Mais s’avouer vaincu est rarement louable. Ou, bien plutôt, on tient à respecter l’artiste. Alors on s’accroche, et on accepte de l’accompagner. Surtout qu’elle s’était souciée de nous dans son adresse liminaire :
« chèr animal huma francophone lettra
(du vieux français : « Cher animal
humain francophone lettré »).
L’ouvrage que vous tenez entre
les mains a été conçu dans un but
expérimental et poétique.
Il n’a pas su être maîtrisé.
Peut-être alors que la page 46
se repliera sur elle-même pour
former un cygne en origami.
Peut-être sera-t-il lu comme
une épopée. Je ne sais pas.
Je vous souhaite, dans tous les cas,
de faire un bon voyage. »
Parce qu’en vérité, c’est justement là tout le mérite de cette « narration documentaire » : recenser le parcours d’un dialogue aussi bien privé (et intime) que public visant à redonner à chacun l’espace social qui lui appartient – l’ouvrage est issu du travail de master en Arts in Public Spheres de La folle Avoine, rédigé à l’École de design du Valais. Proposer des bribes de faits réels, de fiction, de poésie, des images, du vide, un bousculement des formes de communication. Et, de ce fait, créer des ponts vers l’autre, et le sensibiliser à l’harmonie de l’apparente hétérogénéité qui l’environne.

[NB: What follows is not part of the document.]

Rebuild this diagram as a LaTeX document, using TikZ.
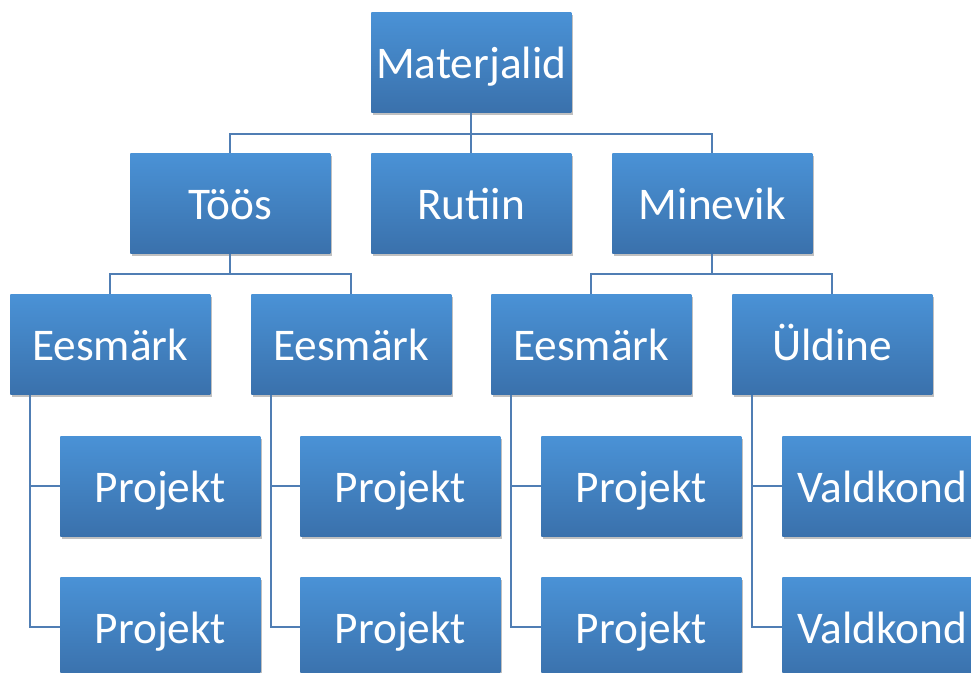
\documentclass[tikz,border=0pt]{standalone}
\usepackage{fontspec}
\setmainfont{Carlito}
\usetikzlibrary{shadows}
\definecolor{boxtop}{RGB}{74,146,214}
\definecolor{boxbot}{RGB}{58,113,172}
\definecolor{linec}{RGB}{80,126,180}
\tikzset{
  orgbox/.style={anchor=north west, minimum width=150pt, minimum height=75pt,
    inner sep=0pt, text height=25pt, text depth=0pt,
    top color=boxtop, bottom color=boxbot, draw=none,
    text=white, font=\fontsize{34}{40}\selectfont,
    drop shadow={shadow xshift=1.5pt, shadow yshift=-2pt, opacity=0.35, fill=black!70}},
  conn/.style={draw=linec, line width=1.5pt}
}
\begin{document}
\begin{tikzpicture}[x=0.75pt,y=-0.75pt]
\fill[white] (0,0) rectangle (971,672);
\clip (0,0) rectangle (971,672);
% nodes
\node[orgbox] (root) at (371,12) {Materjalid};
\node[orgbox] (toos) at (130,153) {Töös};
\node[orgbox] (rutiin) at (371,153) {Rutiin};
\node[orgbox] (minevik) at (612,153) {Minevik};
\node[orgbox] (e1) at (10,294) {Eesmärk};
\node[orgbox] (e2) at (251,294) {Eesmärk};
\node[orgbox] (e3) at (491,294) {Eesmärk};
\node[orgbox] (yl) at (732,294) {Üldine};
\node[orgbox] (p1a) at (60,436) {Projekt};
\node[orgbox] (p1b) at (60,577) {Projekt};
\node[orgbox] (p2a) at (300,436) {Projekt};
\node[orgbox] (p2b) at (300,577) {Projekt};
\node[orgbox] (p3a) at (541,436) {Projekt};
\node[orgbox] (p3b) at (541,577) {Projekt};
\node[orgbox] (v1) at (782,436) {Valdkond};
\node[orgbox] (v2) at (782,577) {Valdkond};
% connectors
\draw[conn] (root.south) -- ++(0,21) -| (toos.north);
\draw[conn] (root.south) -- ++(0,21) -| (minevik.north);
\draw[conn] (root.south) -- (rutiin.north);
\draw[conn] (toos.south) -- ++(0,20) -| (e1.north);
\draw[conn] (toos.south) -- ++(0,20) -| (e2.north);
\draw[conn] (minevik.south) -- ++(0,20) -| (e3.north);
\draw[conn] (minevik.south) -- ++(0,20) -| (yl.north);
\draw[conn] ([xshift=15pt]e1.south west) |- (p1a.west);
\draw[conn] ([xshift=15pt]e1.south west) |- (p1b.west);
\draw[conn] ([xshift=15pt]e2.south west) |- (p2a.west);
\draw[conn] ([xshift=15pt]e2.south west) |- (p2b.west);
\draw[conn] ([xshift=15pt]e3.south west) |- (p3a.west);
\draw[conn] ([xshift=15pt]e3.south west) |- (p3b.west);
\draw[conn] ([xshift=15pt]yl.south west) |- (v1.west);
\draw[conn] ([xshift=15pt]yl.south west) |- (v2.west);
\end{tikzpicture}
\end{document}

À tel point que ce à quoi l’on reprochait initialement d’être un patchwork de pièces rapportées fonctionne si bien comme un tout que l’on regrette finalement d’avoir l’impression ici de dénaturer l’entreprise de La folle Avoine, en n’en représentant que quelques passages, que quelques pensées.
Ces pensées souvent cyniques, délicieusement sarcastiques, et, que l’on ait l’âme familière des milieux radicaux ou non, gracieusement essentielles – littéralement.
Allez, d’ailleurs, parce que c’est gratuit, une dernière pour la route : « je croise un homme à l’accent portugais qui promène son chien, comme on dit dans le jargon anthropocentré ».
Ah ! qu’il est bon de se sentir bousculé !
La folle Avoine, Le Cri du geai. Espace sous occupations sensibles, art&fiction, Lausanne-Genève, 2024, 124 pages, 24 CHF.